Conservative and libertarian critics of immigration argue that the potential increase in the size of the welfare state arising from immigration, poses just such a threat. In this post, I explained why such claims are overblown; freer migration could well actually lead to reductions in the welfare state rather than increases. And, as with many other supposed dangers of immigration, this problem (if it does exist) could be addressed by less harsh measures than immigration restrictions, such as requiring immigrants to pay additional taxes to offset the fiscal burdens they might impose on natives.

Finally, it’s worth noting that today’s extensive immigration restrictions are actually an aberration in modern history. In the 18th and 19th centuries, both the US and many European nations allowed almost completely free migration, with results that were highly beneficial for both immigrants and natives. Migration into the United States remained mostly unfettered until the 1920s.

My point (and probably Legrain’s) is not that immigration restrictions are always unjustified. It is that they inflict severe harm on innocent people, and therefore require a heavy burden of justification. Some goods may be important enough to justify the use of force to consign would-be migrants to a life of poverty and oppression through no fault of their own. But surely not many.
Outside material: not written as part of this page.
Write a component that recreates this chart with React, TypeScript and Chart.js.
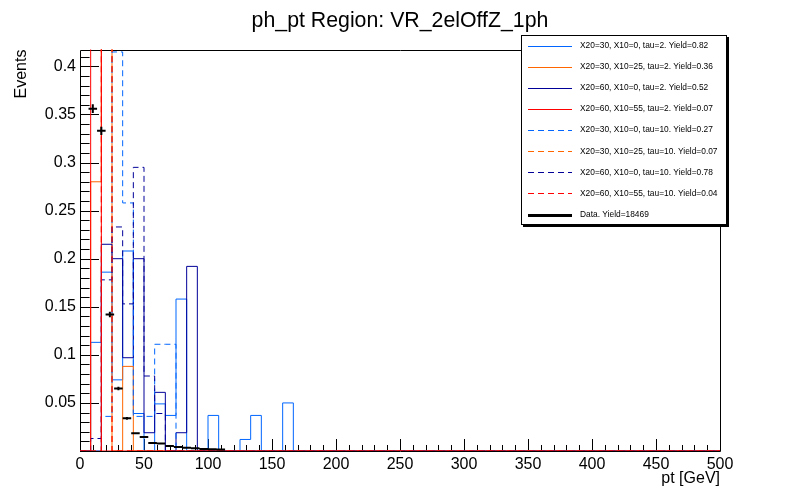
"use client"

import { useEffect, useRef } from "react"
import { Chart, registerables } from "chart.js"
import type { Plugin } from "chart.js"

Chart.register(...registerables)

const PT_MIN = 0
const PT_MAX = 500
const MC_BINS = 60 // signal samples, 8.33 GeV bins
const DATA_BINS = 75 // data, 6.67 GeV bins
const Y_MAX = 0.4175
const Y_LABELS = [0.05, 0.1, 0.15, 0.2, 0.25, 0.3, 0.35, 0.4]

// bin contents from the first bin on, every bin after the list is empty
const x30_0_tau2 = [0, 0.113, 0.186, 0.074, 0.208, 0.039, 0, 0.049, 0.037, 0.158, 0, 0, 0.037, 0, 0, 0.012, 0.037, 0, 0, 0.05]
const x30_25_tau2 = [0, 0.28, 0.632, 0, 0.088]
const x60_0_tau2 = [0, 0, 0.215, 0.2, 0.097, 0.2, 0.019, 0.061, 0, 0.019, 0.192]
const x60_55_tau2 = [0, 1.0]
const x30_0_tau10 = [0, 0, 0.036, 0.415, 0.258, 0.036, 0.036, 0.111, 0.111]
const x30_25_tau10 = [0, 0, 1.0]
const x60_0_tau10 = [0, 0.013, 0.178, 0.233, 0.153, 0.295, 0.078, 0.039]
const x60_55_tau10 = [0, 0, 1.0]

const dataValues = [0, 0.356, 0.333, 0.142, 0.065, 0.034, 0.0184, 0.0146, 0.0083, 0.0077, 0.0052, 0.0042, 0.0035, 0.0029, 0.0022, 0.0019, 0.0015]
const dataErrors = [0, 0.0045, 0.0043, 0.0028, 0.0019, 0.0014, 0.001, 0.0009, 0.0007, 0.0006, 0.0005, 0.0005, 0.0004, 0.0004, 0.0003, 0.0003, 0.0003]

const sampleLabels = [
  "X20=30, X10=0, tau=2. Yield=0.82",
  "X20=30, X10=25, tau=2. Yield=0.36",
  "X20=60, X10=0, tau=2. Yield=0.52",
  "X20=60, X10=55, tau=2. Yield=0.07",
  "X20=30, X10=0, tau=10. Yield=0.27",
  "X20=30, X10=25, tau=10. Yield=0.07",
  "X20=60, X10=0, tau=10. Yield=0.78",
  "X20=60, X10=55, tau=10. Yield=0.04",
]
const dataLabel = "Data. Yield=18469"
const sampleValues = [x30_0_tau2, x30_25_tau2, x60_0_tau2, x60_55_tau2, x30_0_tau10, x30_25_tau10, x60_0_tau10, x60_55_tau10]
const sampleColors = ["#0066ff", "#ff6600", "#000099", "#ff0000", "#0066ff", "#ff6600", "#000099", "#ff0000"]

const FONT = "'Liberation Sans', Arial, sans-serif"
const DASH = [6, 4]

function histPoints(values: number[]) {
  const w = (PT_MAX - PT_MIN) / MC_BINS
  const pts = [{ x: PT_MIN, y: 0 }]
  for (let i = 0; i < MC_BINS; i++) {
    pts.push({ x: PT_MIN + i * w, y: values[i] ?? 0 })
  }
  pts.push({ x: PT_MAX, y: 0 })
  return pts
}

// ROOT style frame and inward ticks, under the histograms
const rootFrame: Plugin = {
  id: "rootFrame",
  beforeDatasetsDraw(chart) {
    const { ctx, chartArea: a } = chart
    const xs = chart.scales.x
    const ys = chart.scales.y
    ctx.save()
    ctx.strokeStyle = "#000"
    ctx.lineWidth = 1
    ctx.beginPath()
    ctx.rect(Math.round(a.left) + 0.5, Math.round(a.top) + 0.5, Math.round(a.right - a.left), Math.round(a.bottom - a.top))
    for (let v = PT_MIN; v <= PT_MAX; v += 10) {
      const px = Math.round(xs.getPixelForValue(v)) + 0.5
      const len = v % 50 === 0 ? 12 : 6
      ctx.moveTo(px, a.bottom)
      ctx.lineTo(px, a.bottom - len)
    }
    for (let i = 0; i * 0.01 <= Y_MAX; i++) {
      const py = Math.round(ys.getPixelForValue(i * 0.01)) + 0.5
      const len = i % 5 === 0 ? 19 : 9.6
      ctx.moveTo(a.left, py)
      ctx.lineTo(a.left + len, py)
    }
    ctx.stroke()
    ctx.restore()
  },
  afterDatasetsDraw(chart) {
    // data points with error bars
    const { ctx } = chart
    const xs = chart.scales.x
    const ys = chart.scales.y
    const w = (PT_MAX - PT_MIN) / DATA_BINS
    ctx.save()
    ctx.strokeStyle = "#000"
    ctx.lineWidth = 2
    ctx.beginPath()
    dataValues.forEach((v, k) => {
      if (v <= 0) return
      const x0 = xs.getPixelForValue(PT_MIN + k * w)
      const x1 = xs.getPixelForValue(PT_MIN + (k + 1) * w)
      const py = ys.getPixelForValue(v)
      const pc = (x0 + x1) / 2
      ctx.moveTo(x0, py)
      ctx.lineTo(x1, py)
      ctx.moveTo(pc, ys.getPixelForValue(v - dataErrors[k]))
      ctx.lineTo(pc, ys.getPixelForValue(v + dataErrors[k]))
    })
    ctx.stroke()
    ctx.restore()
  },
  afterDraw(chart) {
    // TLegend box
    const { ctx } = chart
    const left = 521, top = 35, right = 727, bottom = 225
    ctx.save()
    ctx.fillStyle = "#000"
    ctx.fillRect(left + 2, top + 2, right - left, bottom - top)
    ctx.fillStyle = "#fff"
    ctx.fillRect(left, top, right - left, bottom - top)
    ctx.strokeStyle = "#000"
    ctx.lineWidth = 1
    ctx.strokeRect(left + 0.5, top + 0.5, right - left - 1, bottom - top - 1)
    ctx.font = `8.4px ${FONT}`
    ctx.textBaseline = "middle"
    ctx.textAlign = "left"
    const rows = sampleLabels.map((label, i) => ({
      label,
      color: sampleColors[i],
      dash: i >= 4 ? DASH : [],
      width: 1,
    }))
    rows.push({ label: dataLabel, color: "#000", dash: [], width: 3 })
    rows.forEach((r, i) => {
      const cy = 45.7 + i * 21.1
      ctx.strokeStyle = r.color
      ctx.lineWidth = r.width
      ctx.setLineDash(r.dash)
      ctx.beginPath()
      ctx.moveTo(528, Math.round(cy) + 0.5)
      ctx.lineTo(572, Math.round(cy) + 0.5)
      ctx.stroke()
      ctx.setLineDash([])
      ctx.fillStyle = "#000"
      ctx.fillText(r.label, 580, cy)
    })
    ctx.restore()
  },
}

export default function App() {
  const chartRef = useRef<HTMLCanvasElement>(null)
  const chartInstance = useRef<Chart | null>(null)

  useEffect(() => {
    if (!chartRef.current) return
    if (chartInstance.current) {
      chartInstance.current.destroy()
    }
    const ctx = chartRef.current.getContext("2d")
    if (!ctx) return

    Chart.defaults.font.family = FONT
    Chart.defaults.color = "#000"

    const datasets = sampleLabels.map((label, i) => ({
      label,
      data: histPoints(sampleValues[i]),
      borderColor: sampleColors[i],
      borderWidth: 1,
      borderDash: i >= 4 ? DASH : [],
      pointRadius: 0,
      fill: false,
      stepped: true as const,
      tension: 0,
      // later samples on top, red tau=2 outline last
      order: i === 3 ? -100 : -i,
    }))

    chartInstance.current = new Chart(ctx, {
      type: "line",
      data: { datasets },
      plugins: [rootFrame],
      options: {
        responsive: true,
        maintainAspectRatio: false,
        animation: false,
        events: [],
        layout: { padding: 0 },
        scales: {
          x: {
            type: "linear",
            min: PT_MIN,
            max: PT_MAX,
            grid: { display: false, drawTicks: false },
            border: { display: false },
            ticks: {
              stepSize: 50,
              maxRotation: 0,
              autoSkip: false,
              padding: 4,
              font: { size: 16 },
              color: "#000",
            },
            title: {
              display: true,
              text: "pt [GeV]",
              align: "end",
              font: { size: 16 },
              color: "#000",
              padding: { top: 0, bottom: 12 },
            },
            afterFit: (scale) => {
              scale.height = 49
            },
          },
          y: {
            type: "linear",
            min: 0,
            max: Y_MAX,
            grid: { display: false, drawTicks: false },
            border: { display: false },
            afterBuildTicks: (scale) => {
              scale.ticks = Y_LABELS.map((value) => ({ value }))
            },
            ticks: {
              padding: 4,
              font: { size: 16 },
              color: "#000",
              callback: (v) => String(+Number(v).toFixed(2)),
            },
            title: {
              display: true,
              text: "Events",
              align: "end",
              font: { size: 16 },
              color: "#000",
              padding: { top: 12, bottom: 0 },
            },
            afterFit: (scale) => {
              scale.width = 80
            },
          },
          // empty right axis, only keeps the frame 80px from the right edge
          yRight: {
            type: "linear",
            position: "right",
            display: true,
            grid: { display: false, drawTicks: false },
            border: { display: false },
            ticks: { display: false },
            afterFit: (scale) => {
              scale.width = 80
            },
          },
        },
        plugins: {
          legend: { display: false },
          tooltip: { enabled: false },
          title: {
            display: true,
            text: "ph_pt Region: VR_2elOffZ_1ph",
            font: { size: 21.3, weight: "normal" },
            color: "#000",
            padding: { top: 8, bottom: 16 },
          },
        },
      },
    })

    return () => {
      if (chartInstance.current) {
        chartInstance.current.destroy()
        chartInstance.current = null
      }
    }
  }, [])

  return (
    <div style={{ position: "fixed", left: 0, top: 0, width: 800, height: 500, background: "#fff" }}>
      <canvas ref={chartRef} />
    </div>
  )
}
UPDATE: I should note that some defend migration restrictions by comparing nation-states to private clubs that have the right to exclude members for whatever reasons they wish. There are many flaws in this club analogy. Michael Huemer’s article, linked above, describes them in detail. I summarized some of these weaknesses in my contribution to the 2010 International Affairs Forum on migration (pg. 42):

Many critics of immigration analogize… the United States, for example, to a private “club” that has the right to keep out unwanted entrants. However, there are crucial differences between a government and a private club. The latter includes only members who join voluntarily and agree to follow all of the club’s rules. If members wish to leave the club, they can generally do so while retaining all of their property and other rights. By contrast, most people do not choose to accept the domination of the government they live under; they are instead born into it. Even in a relatively free society that allows emigration, it is difficult for citizens to fully escape the rule of their government. Emigration is costly, and does not enable the migrant to take all of their property (especially land) with them. Democratic governments are more consensual than authoritarian states, but not nearly as much so as the private club analogy implies.